**TASK TO COMPLETE:**
Check every line below for the word "this" and show those that hold it.

**DATA ENTRIES:**
>>>>
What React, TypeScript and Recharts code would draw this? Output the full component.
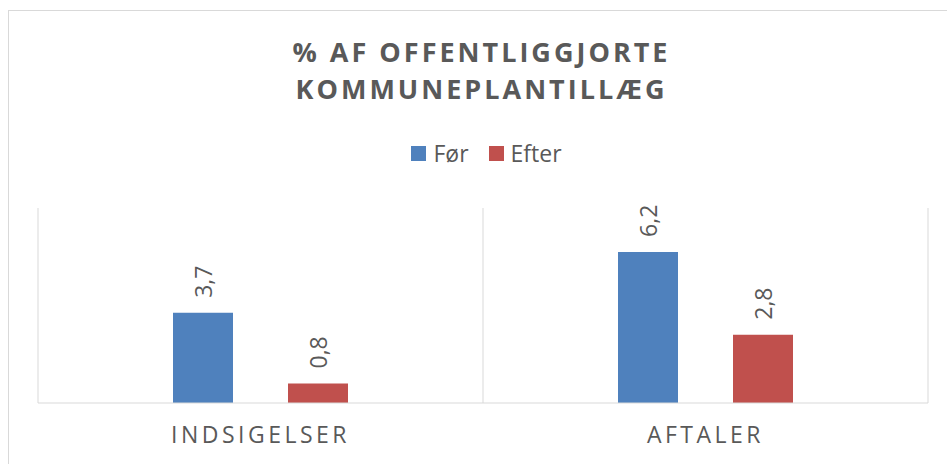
<<<<
>>>>
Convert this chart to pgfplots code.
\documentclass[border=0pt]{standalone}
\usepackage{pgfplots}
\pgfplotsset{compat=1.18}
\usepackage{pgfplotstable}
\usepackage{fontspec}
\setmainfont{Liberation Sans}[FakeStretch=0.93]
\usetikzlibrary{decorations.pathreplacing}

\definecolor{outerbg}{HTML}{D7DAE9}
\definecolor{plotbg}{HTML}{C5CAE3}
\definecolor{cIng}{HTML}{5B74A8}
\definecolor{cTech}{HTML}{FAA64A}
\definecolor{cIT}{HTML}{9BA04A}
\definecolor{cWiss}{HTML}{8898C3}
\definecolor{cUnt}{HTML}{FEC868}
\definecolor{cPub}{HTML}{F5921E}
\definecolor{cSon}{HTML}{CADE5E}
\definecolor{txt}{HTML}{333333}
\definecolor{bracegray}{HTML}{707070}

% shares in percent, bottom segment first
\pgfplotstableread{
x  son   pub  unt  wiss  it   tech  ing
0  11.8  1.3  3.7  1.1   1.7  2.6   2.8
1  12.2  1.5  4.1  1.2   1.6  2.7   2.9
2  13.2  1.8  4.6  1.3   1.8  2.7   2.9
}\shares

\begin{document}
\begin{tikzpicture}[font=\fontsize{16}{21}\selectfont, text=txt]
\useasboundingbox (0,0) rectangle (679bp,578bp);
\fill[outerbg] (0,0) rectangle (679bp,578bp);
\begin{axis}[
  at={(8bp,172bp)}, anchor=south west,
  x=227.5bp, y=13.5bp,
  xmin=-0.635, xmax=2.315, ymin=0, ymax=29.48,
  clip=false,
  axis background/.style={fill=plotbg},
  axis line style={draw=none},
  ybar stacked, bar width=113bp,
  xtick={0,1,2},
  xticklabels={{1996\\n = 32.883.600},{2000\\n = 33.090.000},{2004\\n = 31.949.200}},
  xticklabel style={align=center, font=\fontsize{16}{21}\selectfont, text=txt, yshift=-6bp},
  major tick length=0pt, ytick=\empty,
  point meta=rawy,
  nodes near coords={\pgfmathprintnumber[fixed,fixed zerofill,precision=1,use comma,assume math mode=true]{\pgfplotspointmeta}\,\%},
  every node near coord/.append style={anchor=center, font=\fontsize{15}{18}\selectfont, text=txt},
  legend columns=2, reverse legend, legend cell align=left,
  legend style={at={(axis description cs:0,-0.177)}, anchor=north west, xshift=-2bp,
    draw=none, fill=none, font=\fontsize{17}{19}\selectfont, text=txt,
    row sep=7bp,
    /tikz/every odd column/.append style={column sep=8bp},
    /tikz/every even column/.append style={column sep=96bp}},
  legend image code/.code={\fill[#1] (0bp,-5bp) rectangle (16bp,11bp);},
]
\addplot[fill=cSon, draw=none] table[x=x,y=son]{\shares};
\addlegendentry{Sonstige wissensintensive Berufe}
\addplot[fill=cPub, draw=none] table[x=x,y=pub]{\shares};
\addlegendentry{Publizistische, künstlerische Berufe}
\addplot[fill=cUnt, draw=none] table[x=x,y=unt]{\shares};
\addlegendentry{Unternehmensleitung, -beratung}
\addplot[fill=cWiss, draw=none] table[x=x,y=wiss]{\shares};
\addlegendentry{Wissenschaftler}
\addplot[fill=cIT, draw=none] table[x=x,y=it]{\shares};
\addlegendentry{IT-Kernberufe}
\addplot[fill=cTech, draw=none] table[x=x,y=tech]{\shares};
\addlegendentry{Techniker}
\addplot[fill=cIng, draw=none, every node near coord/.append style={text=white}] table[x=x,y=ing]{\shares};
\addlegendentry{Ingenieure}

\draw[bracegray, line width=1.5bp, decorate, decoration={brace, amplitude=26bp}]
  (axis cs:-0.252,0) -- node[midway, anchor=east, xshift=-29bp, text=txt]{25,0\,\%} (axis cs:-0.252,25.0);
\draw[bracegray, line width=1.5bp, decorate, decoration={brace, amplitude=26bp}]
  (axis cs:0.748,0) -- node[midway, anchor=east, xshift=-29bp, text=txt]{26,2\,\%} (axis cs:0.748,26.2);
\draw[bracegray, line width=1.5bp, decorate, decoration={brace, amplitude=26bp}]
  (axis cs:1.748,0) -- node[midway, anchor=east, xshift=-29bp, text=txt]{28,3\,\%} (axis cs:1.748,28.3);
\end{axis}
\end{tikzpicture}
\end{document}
<<<<
>>>>
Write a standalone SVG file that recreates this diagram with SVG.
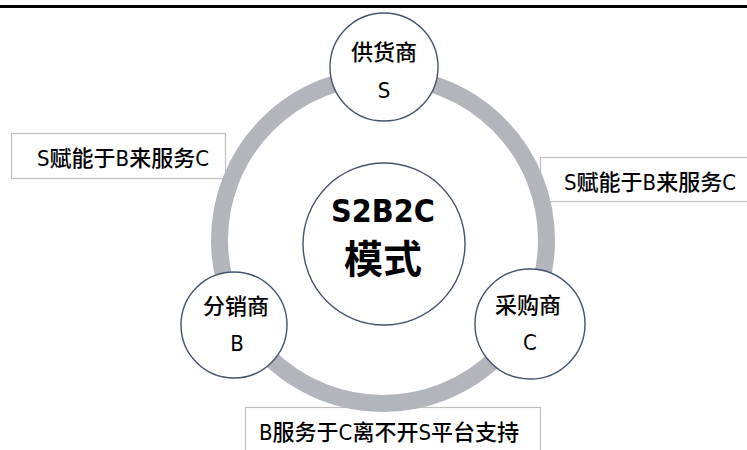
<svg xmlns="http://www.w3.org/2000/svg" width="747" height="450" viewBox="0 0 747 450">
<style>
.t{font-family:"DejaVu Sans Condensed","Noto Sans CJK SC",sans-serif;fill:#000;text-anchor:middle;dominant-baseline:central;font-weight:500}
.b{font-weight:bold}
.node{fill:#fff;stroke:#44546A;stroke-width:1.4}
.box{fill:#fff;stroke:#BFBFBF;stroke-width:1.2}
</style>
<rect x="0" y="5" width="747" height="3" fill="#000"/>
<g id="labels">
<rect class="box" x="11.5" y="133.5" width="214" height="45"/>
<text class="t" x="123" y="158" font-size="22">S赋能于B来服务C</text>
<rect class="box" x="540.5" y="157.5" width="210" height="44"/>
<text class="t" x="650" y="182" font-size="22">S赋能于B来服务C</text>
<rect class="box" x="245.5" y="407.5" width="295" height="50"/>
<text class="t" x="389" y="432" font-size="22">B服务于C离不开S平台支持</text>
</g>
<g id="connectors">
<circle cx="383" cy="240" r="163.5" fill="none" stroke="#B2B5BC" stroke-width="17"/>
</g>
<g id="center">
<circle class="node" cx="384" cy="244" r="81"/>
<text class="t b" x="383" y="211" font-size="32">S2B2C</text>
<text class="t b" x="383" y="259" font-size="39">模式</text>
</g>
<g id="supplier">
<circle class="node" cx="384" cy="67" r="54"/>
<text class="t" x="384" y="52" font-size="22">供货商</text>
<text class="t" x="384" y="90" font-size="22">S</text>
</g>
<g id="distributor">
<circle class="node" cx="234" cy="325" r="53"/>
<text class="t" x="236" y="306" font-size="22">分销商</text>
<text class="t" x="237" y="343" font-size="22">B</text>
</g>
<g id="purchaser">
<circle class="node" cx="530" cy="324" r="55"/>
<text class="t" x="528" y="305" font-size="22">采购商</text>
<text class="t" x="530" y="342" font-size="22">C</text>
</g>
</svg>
<<<<
**SOLVED EXERCISE:**
What React, TypeScript and Recharts code would draw this? Output the full component.
Convert this chart to pgfplots code.
Write a standalone SVG file that recreates this diagram with SVG.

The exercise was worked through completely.